Ogni anno 100mila cristiani uccisi “in odium fidei”
Ne ha parlato il cardinale Angelo Amato, alla Gregoriana per la presentazione di un volume sui cattolici nei regimi dell’Europa dell’Est
Ne ha parlato il cardinale Angelo Amato, alla Gregoriana per la presentazione di un volume sui cattolici nei regimi dell’Europa dell’Est
«Il martirio è una qualifica universale della Chiesa ieri e oggi». Lo ha affermato il cardinale Angelo Amato, in occasione della presentazione alla Gregoriana del volume “Testimoni della fede.

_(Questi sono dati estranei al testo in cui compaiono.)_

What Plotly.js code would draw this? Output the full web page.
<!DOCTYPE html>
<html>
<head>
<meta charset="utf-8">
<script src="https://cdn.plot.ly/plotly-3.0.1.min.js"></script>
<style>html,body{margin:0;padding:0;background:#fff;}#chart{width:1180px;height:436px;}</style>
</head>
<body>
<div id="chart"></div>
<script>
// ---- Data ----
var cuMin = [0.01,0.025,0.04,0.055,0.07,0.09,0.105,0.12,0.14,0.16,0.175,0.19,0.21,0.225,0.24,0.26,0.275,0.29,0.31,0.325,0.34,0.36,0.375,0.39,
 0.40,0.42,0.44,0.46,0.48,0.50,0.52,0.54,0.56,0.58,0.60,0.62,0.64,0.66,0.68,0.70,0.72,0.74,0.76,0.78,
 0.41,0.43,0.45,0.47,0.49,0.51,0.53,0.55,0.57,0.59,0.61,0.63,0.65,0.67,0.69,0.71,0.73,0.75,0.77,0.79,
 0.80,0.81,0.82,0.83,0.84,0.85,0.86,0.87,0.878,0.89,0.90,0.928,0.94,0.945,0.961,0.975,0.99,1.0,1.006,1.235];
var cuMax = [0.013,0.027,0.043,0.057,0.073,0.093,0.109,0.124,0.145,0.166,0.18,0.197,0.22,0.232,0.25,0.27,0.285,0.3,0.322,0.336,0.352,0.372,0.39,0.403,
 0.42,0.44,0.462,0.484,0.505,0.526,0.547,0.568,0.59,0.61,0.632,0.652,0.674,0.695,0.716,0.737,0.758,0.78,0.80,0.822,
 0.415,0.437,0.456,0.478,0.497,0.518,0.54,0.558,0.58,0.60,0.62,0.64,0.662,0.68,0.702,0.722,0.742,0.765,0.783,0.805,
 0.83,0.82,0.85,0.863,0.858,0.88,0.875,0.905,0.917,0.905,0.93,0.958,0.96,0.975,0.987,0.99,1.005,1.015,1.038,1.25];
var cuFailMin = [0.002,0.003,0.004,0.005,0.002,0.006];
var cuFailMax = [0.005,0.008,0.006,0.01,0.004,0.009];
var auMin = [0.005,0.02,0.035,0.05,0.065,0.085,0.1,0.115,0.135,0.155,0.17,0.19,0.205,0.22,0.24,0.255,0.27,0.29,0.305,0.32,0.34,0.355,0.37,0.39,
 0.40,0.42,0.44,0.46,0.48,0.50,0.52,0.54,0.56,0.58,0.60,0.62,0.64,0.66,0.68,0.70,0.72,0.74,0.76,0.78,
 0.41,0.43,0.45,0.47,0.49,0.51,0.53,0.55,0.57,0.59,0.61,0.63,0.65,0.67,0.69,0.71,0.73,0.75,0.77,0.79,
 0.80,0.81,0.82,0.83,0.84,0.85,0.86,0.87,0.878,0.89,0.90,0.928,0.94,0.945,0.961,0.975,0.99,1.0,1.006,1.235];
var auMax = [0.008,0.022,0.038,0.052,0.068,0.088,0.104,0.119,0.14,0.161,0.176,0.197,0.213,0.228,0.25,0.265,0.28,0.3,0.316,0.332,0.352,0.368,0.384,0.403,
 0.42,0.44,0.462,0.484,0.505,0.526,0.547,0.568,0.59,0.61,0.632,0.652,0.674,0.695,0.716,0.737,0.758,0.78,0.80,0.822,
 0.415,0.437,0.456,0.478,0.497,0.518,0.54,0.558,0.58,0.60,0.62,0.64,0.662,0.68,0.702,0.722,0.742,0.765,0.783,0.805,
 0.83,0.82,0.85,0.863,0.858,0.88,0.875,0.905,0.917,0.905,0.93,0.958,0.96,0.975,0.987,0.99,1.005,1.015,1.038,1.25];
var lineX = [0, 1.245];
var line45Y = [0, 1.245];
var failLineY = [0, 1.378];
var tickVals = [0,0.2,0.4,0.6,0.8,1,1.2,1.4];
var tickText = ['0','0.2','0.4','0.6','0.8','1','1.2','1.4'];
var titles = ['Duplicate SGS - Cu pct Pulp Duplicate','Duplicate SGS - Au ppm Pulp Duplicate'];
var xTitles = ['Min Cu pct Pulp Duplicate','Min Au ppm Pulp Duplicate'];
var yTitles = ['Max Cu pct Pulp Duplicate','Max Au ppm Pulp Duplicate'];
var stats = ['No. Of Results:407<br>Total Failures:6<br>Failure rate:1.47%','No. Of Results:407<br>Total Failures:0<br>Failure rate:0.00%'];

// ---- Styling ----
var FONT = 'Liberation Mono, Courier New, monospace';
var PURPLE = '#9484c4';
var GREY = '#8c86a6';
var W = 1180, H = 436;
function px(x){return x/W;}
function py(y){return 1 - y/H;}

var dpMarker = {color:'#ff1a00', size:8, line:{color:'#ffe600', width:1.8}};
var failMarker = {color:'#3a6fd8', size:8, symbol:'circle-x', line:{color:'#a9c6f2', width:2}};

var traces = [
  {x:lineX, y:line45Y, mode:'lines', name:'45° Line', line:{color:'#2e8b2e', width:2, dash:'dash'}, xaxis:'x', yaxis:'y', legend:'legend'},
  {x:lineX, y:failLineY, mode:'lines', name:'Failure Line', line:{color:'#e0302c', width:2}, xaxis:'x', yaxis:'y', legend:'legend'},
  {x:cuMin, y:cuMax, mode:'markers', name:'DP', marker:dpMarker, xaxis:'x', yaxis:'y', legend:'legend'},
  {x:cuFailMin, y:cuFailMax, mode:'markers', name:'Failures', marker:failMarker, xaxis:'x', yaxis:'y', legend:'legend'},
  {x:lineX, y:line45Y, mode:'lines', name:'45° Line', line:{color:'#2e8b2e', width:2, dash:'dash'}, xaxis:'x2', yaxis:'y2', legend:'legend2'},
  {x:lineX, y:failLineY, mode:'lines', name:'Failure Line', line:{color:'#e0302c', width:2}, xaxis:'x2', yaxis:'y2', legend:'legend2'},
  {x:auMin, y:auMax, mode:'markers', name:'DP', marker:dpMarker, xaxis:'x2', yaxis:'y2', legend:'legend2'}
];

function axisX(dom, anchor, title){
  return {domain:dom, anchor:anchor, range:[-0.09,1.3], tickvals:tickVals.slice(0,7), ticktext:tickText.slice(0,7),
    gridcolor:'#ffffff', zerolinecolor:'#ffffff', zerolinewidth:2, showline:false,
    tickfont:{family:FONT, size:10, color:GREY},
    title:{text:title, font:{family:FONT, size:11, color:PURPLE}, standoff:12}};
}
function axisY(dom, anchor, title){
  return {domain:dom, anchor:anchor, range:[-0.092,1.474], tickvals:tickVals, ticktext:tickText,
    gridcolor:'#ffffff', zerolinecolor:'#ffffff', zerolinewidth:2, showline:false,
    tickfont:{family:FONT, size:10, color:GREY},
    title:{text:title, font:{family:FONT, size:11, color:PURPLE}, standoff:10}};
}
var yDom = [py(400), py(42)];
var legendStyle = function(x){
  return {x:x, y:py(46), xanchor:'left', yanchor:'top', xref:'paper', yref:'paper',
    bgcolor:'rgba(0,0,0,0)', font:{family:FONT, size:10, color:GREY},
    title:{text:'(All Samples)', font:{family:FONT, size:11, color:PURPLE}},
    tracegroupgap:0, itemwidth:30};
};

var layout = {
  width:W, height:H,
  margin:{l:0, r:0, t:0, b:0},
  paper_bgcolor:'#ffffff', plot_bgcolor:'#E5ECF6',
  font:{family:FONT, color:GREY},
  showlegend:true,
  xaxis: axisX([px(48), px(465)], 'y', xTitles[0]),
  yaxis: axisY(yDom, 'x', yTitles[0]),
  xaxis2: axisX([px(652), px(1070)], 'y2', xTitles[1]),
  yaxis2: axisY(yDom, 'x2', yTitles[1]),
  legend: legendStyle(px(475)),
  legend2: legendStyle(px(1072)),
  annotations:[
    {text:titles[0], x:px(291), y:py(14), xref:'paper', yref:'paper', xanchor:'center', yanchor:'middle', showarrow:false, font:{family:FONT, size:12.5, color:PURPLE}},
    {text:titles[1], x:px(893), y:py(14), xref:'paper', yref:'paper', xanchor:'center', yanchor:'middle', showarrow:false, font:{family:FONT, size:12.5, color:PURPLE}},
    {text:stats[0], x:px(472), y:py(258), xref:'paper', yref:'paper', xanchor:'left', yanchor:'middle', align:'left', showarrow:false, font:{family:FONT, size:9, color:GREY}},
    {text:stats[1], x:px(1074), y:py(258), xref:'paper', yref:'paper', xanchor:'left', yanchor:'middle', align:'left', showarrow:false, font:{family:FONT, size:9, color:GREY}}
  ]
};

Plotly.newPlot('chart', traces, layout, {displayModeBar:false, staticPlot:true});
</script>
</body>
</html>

Esperienze personali e collettive dei cattolici in Europa centro-orientale sotto il regime comunista” (Gabrielli Editori), curato da don Jan Mikrut. «Ogni anno – ha aggiunto il porporato – almeno centomila cristiani vengono uccisi in odium fidei: undici ogni ora; uno ogni cinque minuti». Il prefetto della Congregazione per le cause dei santi si è soffermato anche sui Paesi che più soffrono questa persecuzione, «oltre ai territori controllati dal cosiddetto Stato islamico in Siria e in Iraq», vale a dire Nigeria, India, Corea del Nord, Somalia, Pakistan e «perfino la vicinissima Cipro».
Amato ha citato anche il rapporto annuale degli Stati Uniti sulla libertà religiosa (Uscirf), per ribadire che se p vero che la persecuzione dei cristiani nel mondo si è aggravata ulteriormente, è anche vero che «la grazia divina permette che la testimonianza dei battezzati sia superiore alla malizia dei persecutori». Ha voluto ricordare quindi la storia di quattro martiri, tutti extraeuropei, «recentemente elevati agli onori degli altari. Sconosciuti ai più, essi sono l’orgoglio della Chiesa e il vanto dei loro Paesi». Sono l’indiano Lazaro Devasahayam Pillai, il sudafricano Tshimangadzo Samuel Benedict Daswa, il messicano José Sànchez del Rio e il giapponese Justus Takayama Ukon. «Essi – le parole del cardinale – sono stati fedeli alla voce del Signore che dice: “Chi vuole salvare la propria vita, la perderà, ma chi perderà la propria vita per causa mia, la salverà”».
Segno caratteristico di quella che il prefetto ha definito «la differenza cristiana, che impressiona, stupisce e talvolta converte» è il fatto che «il martire muore inerme e sereno, pur tra indicibili supplizi. Non impreca, non condanna, ma perdona, ama e prega anche per i suoi carnefici e persecutori». Come ai primi tempi della Chiesa, «anche oggi i cristiani sono chiamati alla testimonianza, talvolta anche suprema. Lo dimostrano – ha spiegato ancora il cardinale – i recenti omicidi di padre Jacques Hamel, immolato sull’altare del sacrificio di Cristo, e le quattro suore di Madre Teresa di Calcutta, assassinate perché facevano il bene».
Per il porporato, dunque, «non è anacronistico parlare di martiri ai nostri giorni»: gli eventi «drammatici» del secolo scorso e di questo inizio secolo «confermano il significato profondo di martirio, che è professione di fede, che accompagna sempre la Chiesa di Cristo nella storia. La Chiesa – ha assicurato – non dimentica questi suoi figli coraggiosi», molti dei quali sono stati elevati agli onori degli altari. Un elenco lungo, anche se lo si limita ai beatificati nel periodo 2008-2017 che soffrirono la dittatura nazista e comunista: da Francesco Giovanni Bonifacio a Vladimir Ghika.